AIM OF THE TASK ->
Write out the records below from the first line through the line containing "const bRefLabelY = 44;", leaving out any pictures.

Code that draws figures ->
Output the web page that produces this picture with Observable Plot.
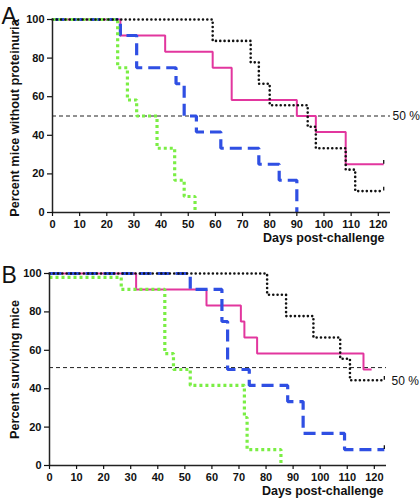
<!DOCTYPE html>
<html>
<head>
<meta charset="utf-8">
<script src="https://cdn.jsdelivr.net/npm/d3@7"></script>
<script src="https://cdn.jsdelivr.net/npm/@observablehq/plot@0.6"></script>
<style>
  html, body { margin: 0; padding: 0; background: white; }
  #chart { width: 420px; }
  #chart svg { display: block; }
</style>
</head>
<body>
<div id="chart"></div>
<script>
// ---------- Data ----------
const xTicks = [0, 10, 20, 30, 40, 50, 60, 70, 80, 90, 100, 110, 120];
const yTicks = [0, 20, 40, 60, 80, 100];
const xLabel = "Days post-challenge";
const yLabelA = "Percent mice without proteinuria";
const yLabelB = "Percent surviving mice";
const refLabel = "50 %";

// Panel A (proteinuria-free)
const aMagentaDays = [0, 25, 41.5, 59, 66, 90, 97, 108, 122];
const aMagentaVals = [100, 91.7, 83.3, 75, 58.3, 50, 41.7, 25, 25];
const aBlueDays = [0, 25, 31, 45.5, 48.5, 53, 62, 76, 83.5, 90];
const aBlueVals = [100, 91.7, 75, 66.7, 50, 41.7, 33.3, 25, 16.7, 0];
const aGreenDays = [0, 24, 27.6, 31, 38.5, 45, 48.5, 52.5];
const aGreenVals = [100, 75, 58.3, 50, 33.3, 16.7, 8.3, 0];
const aBlackDays = [0, 59, 73, 76, 80, 94, 97, 108, 111.5, 122];
const aBlackVals = [100, 88.9, 77.8, 66.7, 55.6, 44.4, 33.3, 22.2, 11.1, 11.1];
const aCensorDays = [122, 122];
const aCensorVals = [25, 11.1];
const aRef = 50;

// Panel B (survival)
const bMagentaDays = [0, 32, 58, 70.7, 72, 76.7, 116, 119];
const bMagentaVals = [100, 91.7, 83.3, 75, 66.7, 58.3, 50, 50];
const bBlueDays = [0, 52, 63.7, 65.8, 73.8, 88, 93.7, 109, 123.7];
const bBlueVals = [100, 91.7, 75, 50, 41.7, 33.3, 16.7, 8.3, 8.3];
const bGreenDays = [0, 26.5, 42.6, 45.8, 52, 72, 73, 85.5];
const bGreenVals = [98, 91.7, 58.3, 50, 41.7, 25, 8.3, 0];
const bBlackDays = [0, 80.4, 87.4, 97.5, 107.4, 111, 123.7];
const bBlackVals = [100, 88.9, 77.8, 66.7, 55.6, 44.4, 44.4];
const bCensorDays = [123.7, 123.7];
const bCensorVals = [44.4, 8.3];
const bRef = 51;
const bRefLabelY = 44;

// ---------- Styles ----------
const FONT = "'Liberation Sans', Arial, Helvetica, sans-serif";
const styles = {
  magenta: {stroke: "#e2369e", strokeWidth: 2, strokeLinecap: "butt", strokeLinejoin: "miter"},
  blue: {stroke: "#2f4fe3", strokeWidth: 3.2, strokeDasharray: "12,6", strokeLinecap: "butt", strokeLinejoin: "miter"},
  green: {stroke: "#7aee44", strokeWidth: 3.2, strokeDasharray: "3,3", strokeLinecap: "butt", strokeLinejoin: "miter"},
  black: {stroke: "#111", strokeWidth: 2.6, strokeDasharray: "0,4.3", strokeLinecap: "round"}
};

function rows(days, vals) { return days.map((d, i) => ({day: d, value: vals[i]})); }

function panel(cfg) {
  const seriesMarks = ["magenta", "blue", "green", "black"].map(k =>
    Plot.line(rows(cfg.series[k][0], cfg.series[k][1]), {
      x: "day", y: "value", curve: "step-after", ...styles[k]
    })
  );
  const censor = rows(cfg.censorDays, cfg.censorVals);
  return Plot.plot({
    width: 420,
    height: 250,
    marginTop: cfg.mt,
    marginBottom: cfg.mb,
    marginLeft: cfg.ml,
    marginRight: cfg.mr,
    x: {domain: [0, 124.5]},
    y: {domain: [0, 100]},
    style: {fontFamily: FONT, fontSize: "11px", background: "white", overflow: "visible", color: "#111"},
    marks: [
      Plot.ruleY([cfg.ref], {stroke: "#222", strokeWidth: 1, strokeDasharray: "4,3"}),
      Plot.text([cfg.refY], {y: d => d, frameAnchor: "right", text: () => refLabel, textAnchor: "start", dx: cfg.refDx, fontSize: 12, fill: "#111"}),
      ...seriesMarks,
      Plot.ruleX(censor, {x: "day", y1: "value", y2: d => d.value + 2, stroke: "#111", strokeWidth: 1.3}),
      Plot.ruleX([0], {stroke: "#222", strokeWidth: 1.5}),
      Plot.ruleY([0], {stroke: "#222", strokeWidth: 1.5}),
      Plot.axisX({ticks: xTicks, tickSize: 4, tickPadding: 4, tickFormat: d => String(d), fontWeight: "bold", fontSize: 11, strokeWidth: 1.2, label: null}),
      Plot.axisY({ticks: yTicks, tickSize: 5, tickPadding: 3, tickFormat: d => String(d), fontWeight: "bold", fontSize: 11, strokeWidth: 1.2, label: null}),
      Plot.text([xLabel], {frameAnchor: "bottom-right", text: d => d, dx: cfg.xlDx, dy: 29, textAnchor: "end", fontWeight: "bold", fontSize: 12.5, fill: "#111"}),
      Plot.text([cfg.yLabel], {frameAnchor: "left", text: d => d, rotate: -90, textAnchor: "middle", dx: -(cfg.ml - 14), dy: cfg.ylDy, fontWeight: "bold", fontSize: 12.7, fill: "#111"}),
      Plot.text([cfg.letter], {frameAnchor: "top-left", text: d => d, dx: -(cfg.ml - 1), dy: cfg.letterDy, textAnchor: "start", lineAnchor: "top", fontSize: 23, fill: "#111"})
    ]
  });
}

const chart = document.getElementById("chart");
chart.append(panel({
  mt: 19, mb: 38, ml: 52, mr: 30,
  series: {
    magenta: [aMagentaDays, aMagentaVals],
    blue: [aBlueDays, aBlueVals],
    green: [aGreenDays, aGreenVals],
    black: [aBlackDays, aBlackVals]
  },
  censorDays: aCensorDays, censorVals: aCensorVals,
  ref: aRef, refY: aRef, refDx: 2,
  xlDx: -6, yLabel: yLabelA, ylDy: 2, letter: "A", letterDy: -12
}));
chart.append(panel({
  mt: 23, mb: 35, ml: 49, mr: 34,
  series: {
    magenta: [bMagentaDays, bMagentaVals],
    blue: [bBlueDays, bBlueVals],
    green: [bGreenDays, bGreenVals],
    black: [bBlackDays, bBlackVals]
  },
  censorDays: bCensorDays, censorVals: bCensorVals,
  ref: bRef, refY: bRefLabelY, refDx: 5,
  xlDx: -3, yLabel: yLabelB, ylDy: 0, letter: "B", letterDy: -7
}));
</script>
</body>
</html>
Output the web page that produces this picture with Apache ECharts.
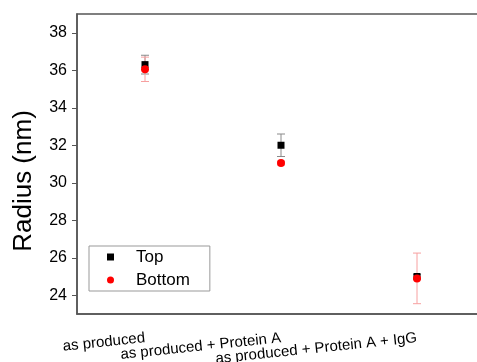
<!DOCTYPE html>
<html>
<head>
<meta charset="utf-8">
<script src="https://cdn.jsdelivr.net/npm/echarts@6/dist/echarts.min.js"></script>
<style>html,body{margin:0;padding:0;background:#fff;}#c{width:477px;height:362px;}</style>
</head>
<body>
<div id="c"></div>
<script>
const categories = ['as produced', 'as produced + Protein A', 'as produced + Protein A + IgG'];
const topValues = [36.3, 32.0, 25.0];
const topErrors = [0.5, 0.6, 0.1];
const bottomValues = [36.05, 31.05, 24.9];
const bottomErrors = [0.65, 0.1, 1.35];
const yTicks = [24, 26, 28, 30, 32, 34, 36, 38];

const font = '"Liberation Sans", Arial, sans-serif';

function errData(vals, errs) {
  return vals.map((v, i) => [i, v - errs[i], v + errs[i]]);
}
function errRender(color) {
  return function (params, api) {
    const x = api.value(0);
    const lo = api.coord([x, api.value(1)]);
    const hi = api.coord([x, api.value(2)]);
    const hw = 4;
    const style = { stroke: color, lineWidth: 1 };
    return {
      type: 'group',
      children: [
        { type: 'line', shape: { x1: hi[0], y1: hi[1], x2: lo[0], y2: lo[1] }, style },
        { type: 'line', shape: { x1: hi[0] - hw, y1: hi[1], x2: hi[0] + hw, y2: hi[1] }, style },
        { type: 'line', shape: { x1: lo[0] - hw, y1: lo[1], x2: lo[0] + hw, y2: lo[1] }, style }
      ]
    };
  };
}

const chart = echarts.init(document.getElementById('c'), null, { renderer: 'canvas' });
chart.setOption({
  backgroundColor: '#fff',
  animation: false,
  textStyle: { fontFamily: font },
  grid: { left: 77, top: 14, width: 408, bottom: 48, containLabel: false, outerBoundsMode: 'none', show: true, borderColor: '#555', borderWidth: 1.5, backgroundColor: 'transparent' },
  legend: {
    orient: 'vertical', left: 89, top: 246,
    padding: [2, 20, 2, 18],
    itemWidth: 7, itemHeight: 7, itemGap: 5,
    borderColor: '#999', borderWidth: 1,
    itemStyle: { opacity: 1 },
    textStyle: { fontSize: 17, color: '#000', fontFamily: font, lineHeight: 18, padding: [0, 0, 0, 17] },
    data: [{ name: 'Top', icon: 'rect' }, { name: 'Bottom', icon: 'circle' }]
  },
  xAxis: {
    type: 'category', data: categories, boundaryGap: true,
    axisLine: { lineStyle: { color: '#555', width: 1.5 } },
    axisTick: { alignWithLabel: true, length: 6, lineStyle: { color: '#555' } },
    axisLabel: { rotate: 6, margin: 24, fontSize: 15, color: '#000', fontFamily: font, interval: 0 },
    splitLine: { show: false }
  },
  yAxis: {
    type: 'value', min: 23, max: 39,
    name: 'Radius (nm)', nameLocation: 'middle', nameGap: 40,
    nameTextStyle: { fontSize: 26, color: '#000', fontFamily: font, padding: [0, 34, 0, 0] },
    axisLine: { show: true, lineStyle: { color: '#555', width: 1.5 } },
    axisTick: { show: true, length: 5, customValues: yTicks, lineStyle: { color: '#555' } },
    axisLabel: { margin: 10, fontSize: 16, color: '#000', fontFamily: font, customValues: yTicks },
    splitLine: { show: false }
  },
  series: [
    { type: 'custom', name: 'TopErr', renderItem: errRender('#8a8a8a'), data: errData(topValues, topErrors), z: 1, encode: { x: 0, y: [1, 2] } },
    { type: 'custom', name: 'BottomErr', renderItem: errRender('#f7a0a0'), data: errData(bottomValues, bottomErrors), z: 1, encode: { x: 0, y: [1, 2] } },
    { type: 'scatter', name: 'Top', symbol: 'rect', symbolSize: 7, itemStyle: { color: '#000', opacity: 1 }, data: topValues, z: 3 },
    { type: 'scatter', name: 'Bottom', symbol: 'circle', symbolSize: 8, itemStyle: { color: '#ff0000', opacity: 1 }, data: bottomValues, z: 4 }
  ]
});
</script>
</body>
</html>
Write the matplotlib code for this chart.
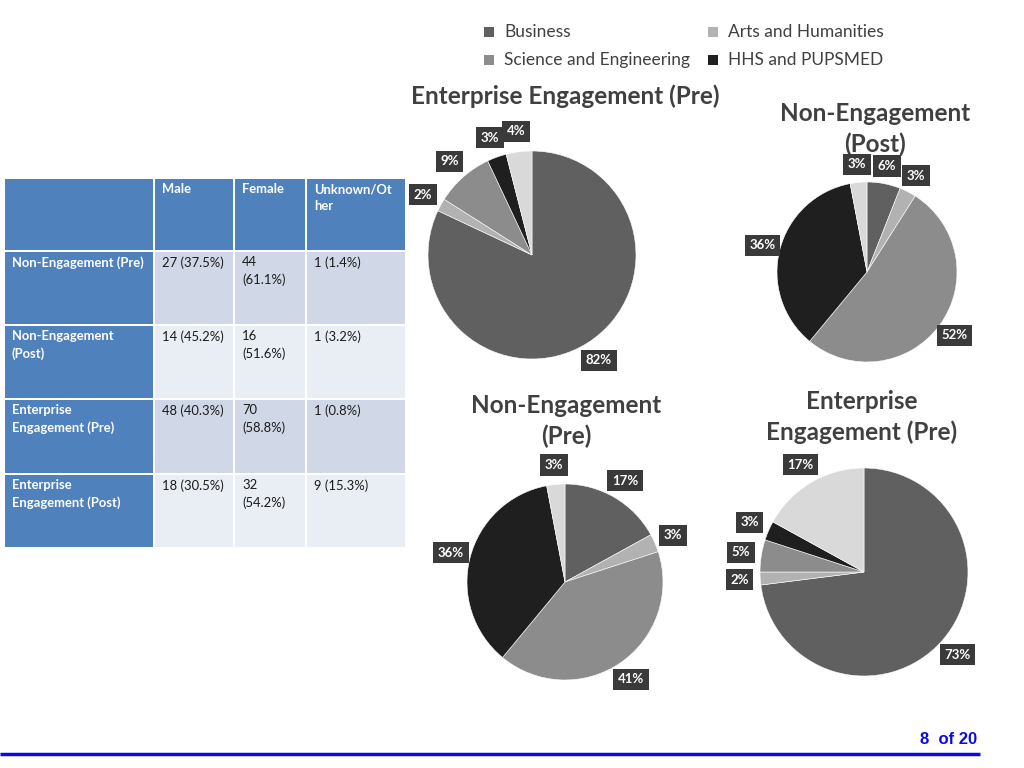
import numpy as np
import matplotlib
matplotlib.use("Agg")
import matplotlib.pyplot as plt
from matplotlib.patches import Rectangle

plt.rcParams['font.family'] = ['Lato', 'DejaVu Sans']

# ---- data ----
faculties = ['Business', 'Arts and Humanities', 'Science and Engineering',
             'HHS and PUPSMED', 'Other']
colors = ['#606060', '#b2b2b2', '#8c8c8c', '#1f1f1f', '#d9d9d9']

pie_titles = ['Enterprise Engagement (Pre)', 'Non-Engagement\n(Post)',
              'Non-Engagement\n(Pre)', 'Enterprise\nEngagement (Pre)']
ent_pre_top = [82, 2, 9, 3, 4]
non_post = [6, 3, 52, 36, 3]
non_pre = [17, 3, 41, 36, 3]
ent_pre_bottom = [73, 2, 5, 3, 17]

table_cols = ['', 'Male', 'Female', 'Unknown/Ot\nher']
table_rows = ['Non-Engagement (Pre)', 'Non-Engagement\n(Post)',
              'Enterprise\nEngagement (Pre)', 'Enterprise\nEngagement (Post)']
male = ['27 (37.5%)', '14 (45.2%)', '48 (40.3%)', '18 (30.5%)']
female = ['44\n(61.1%)', '16\n(51.6%)', '70\n(58.8%)', '32\n(54.2%)']
unknown = ['1 (1.4%)', '1 (3.2%)', '1 (0.8%)', '9 (15.3%)']

W, H = 1024, 768
fig = plt.figure(figsize=(W / 100, H / 100), dpi=100)
fig.patch.set_facecolor('white')

# overlay axis in pixel coordinates
ax0 = fig.add_axes([0, 0, 1, 1])
ax0.set_xlim(0, W)
ax0.set_ylim(H, 0)
ax0.axis('off')

# ---- table ----
col_edges = [5, 155, 235, 307, 407]
row_edges = [179, 252, 326, 400, 475, 549]
gap = 2
header_blue = '#4f81bd'
body_cols = ['#d0d8e8', '#e9edf4']
cells = [male, female, unknown]
for r in range(5):
    for c in range(4):
        x0, x1 = col_edges[c], col_edges[c + 1] - gap
        y0, y1 = row_edges[r], row_edges[r + 1] - gap
        if r == 0 or c == 0:
            fc = header_blue
        else:
            fc = body_cols[(r - 1) % 2]
        ax0.add_patch(Rectangle((x0, y0), x1 - x0, y1 - y0, fc=fc, ec='none'))
        if r == 0:
            txt, col, wt = table_cols[c], 'white', 'bold'
        elif c == 0:
            txt, col, wt = table_rows[r - 1], 'white', 'bold'
        else:
            txt, col, wt = cells[c - 1][r - 1], '#1a1a1a', 'normal'
        ax0.text(x0 + 7, y0 + 4, txt, ha='left', va='top', fontsize=9.4,
                 color=col, fontweight=wt, linespacing=1.5)

# ---- legend ----
leg_pos = [(489, 32), (713, 32), (489, 60), (713, 60)]
for (lx, ly), name, colr in zip(leg_pos, faculties[:4], colors[:4]):
    ax0.add_patch(Rectangle((lx - 5, ly - 5), 10, 10, fc=colr, ec='none'))
    ax0.text(lx + 15, ly, name, ha='left', va='center', fontsize=12.5,
             color='#404040')

# ---- footer ----
ax0.plot([0, 980], [754, 754], color='#0a0ae6', lw=2.5, solid_capstyle='butt')
ax0.text(977, 740, '8  of 20', ha='right', va='center', fontsize=12,
         fontweight='bold', color='#0a0ae6', family='Liberation Sans')

# ---- pies ----
pies = [
    (ent_pre_top, (532, 255), 104, (565, 96)),
    (non_post, (867, 272), 90, (875, 129)),
    (non_pre, (565, 582), 98, (566, 421)),
    (ent_pre_bottom, (864, 572), 104, (862, 417)),
]

for (vals, (cx, cy), rad, (tx, ty)), title in zip(pies, pie_titles):
    ax = fig.add_axes([(cx - rad) / W, (H - cy - rad) / H, 2 * rad / W, 2 * rad / H])
    wedges, _ = ax.pie(vals, colors=colors, startangle=90, counterclock=False,
                       wedgeprops=dict(edgecolor='white', linewidth=0.4))
    ax.set_xlim(-1, 1)
    ax.set_ylim(-1, 1)
    ax.set_aspect('equal')
    ax.axis('off')
    for w, v in zip(wedges, vals):
        ang = np.deg2rad((w.theta1 + w.theta2) / 2)
        d = 1.2
        ax.text(d * np.cos(ang), d * np.sin(ang), f'{v}%', ha='center',
                va='center', fontsize=9.5, fontweight='bold', color='white',
                bbox=dict(boxstyle='square,pad=0.35', fc='#3a3a3a', ec='none'),
                clip_on=False)
    ax0.text(tx, ty, title, ha='center', va='center', fontsize=17.5,
             fontweight='bold', color='#404040', linespacing=1.4)

fig.savefig('out.png', dpi=100)
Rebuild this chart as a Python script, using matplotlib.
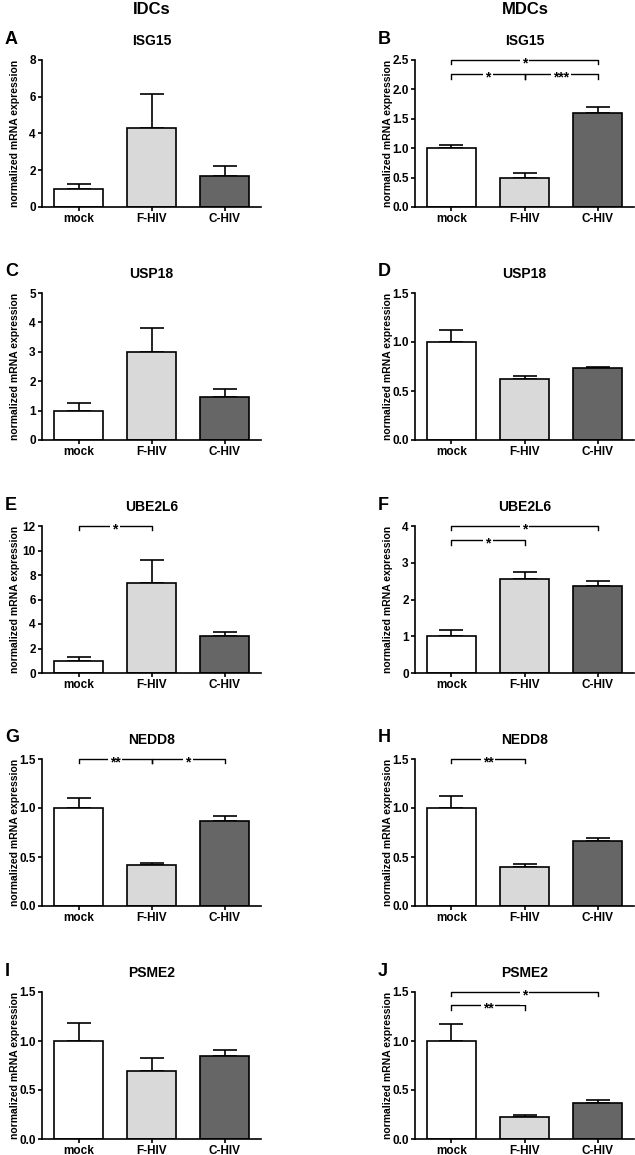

ANSWER TO THE PROBLEM ->
Output the web page that produces this picture with Observable Plot.
<!DOCTYPE html>
<html>
<head>
<meta charset="utf-8">
<script src="https://cdn.jsdelivr.net/npm/d3@7"></script>
<script src="https://cdn.jsdelivr.net/npm/@observablehq/plot@0.6"></script>
<style>
  html, body { margin: 0; padding: 0; background: white; }
  #chart { width: 420px; }
  #chart svg { display: block; }
</style>
</head>
<body>
<div id="chart"></div>
<script>
// ---------- Data ----------
const xTicks = [0, 10, 20, 30, 40, 50, 60, 70, 80, 90, 100, 110, 120];
const yTicks = [0, 20, 40, 60, 80, 100];
const xLabel = "Days post-challenge";
const yLabelA = "Percent mice without proteinuria";
const yLabelB = "Percent surviving mice";
const refLabel = "50 %";

// Panel A (proteinuria-free)
const aMagentaDays = [0, 25, 41.5, 59, 66, 90, 97, 108, 122];
const aMagentaVals = [100, 91.7, 83.3, 75, 58.3, 50, 41.7, 25, 25];
const aBlueDays = [0, 25, 31, 45.5, 48.5, 53, 62, 76, 83.5, 90];
const aBlueVals = [100, 91.7, 75, 66.7, 50, 41.7, 33.3, 25, 16.7, 0];
const aGreenDays = [0, 24, 27.6, 31, 38.5, 45, 48.5, 52.5];
const aGreenVals = [100, 75, 58.3, 50, 33.3, 16.7, 8.3, 0];
const aBlackDays = [0, 59, 73, 76, 80, 94, 97, 108, 111.5, 122];
const aBlackVals = [100, 88.9, 77.8, 66.7, 55.6, 44.4, 33.3, 22.2, 11.1, 11.1];
const aCensorDays = [122, 122];
const aCensorVals = [25, 11.1];
const aRef = 50;

// Panel B (survival)
const bMagentaDays = [0, 32, 58, 70.7, 72, 76.7, 116, 119];
const bMagentaVals = [100, 91.7, 83.3, 75, 66.7, 58.3, 50, 50];
const bBlueDays = [0, 52, 63.7, 65.8, 73.8, 88, 93.7, 109, 123.7];
const bBlueVals = [100, 91.7, 75, 50, 41.7, 33.3, 16.7, 8.3, 8.3];
const bGreenDays = [0, 26.5, 42.6, 45.8, 52, 72, 73, 85.5];
const bGreenVals = [98, 91.7, 58.3, 50, 41.7, 25, 8.3, 0];
const bBlackDays = [0, 80.4, 87.4, 97.5, 107.4, 111, 123.7];
const bBlackVals = [100, 88.9, 77.8, 66.7, 55.6, 44.4, 44.4];
const bCensorDays = [123.7, 123.7];
const bCensorVals = [44.4, 8.3];
const bRef = 51;
const bRefLabelY = 44;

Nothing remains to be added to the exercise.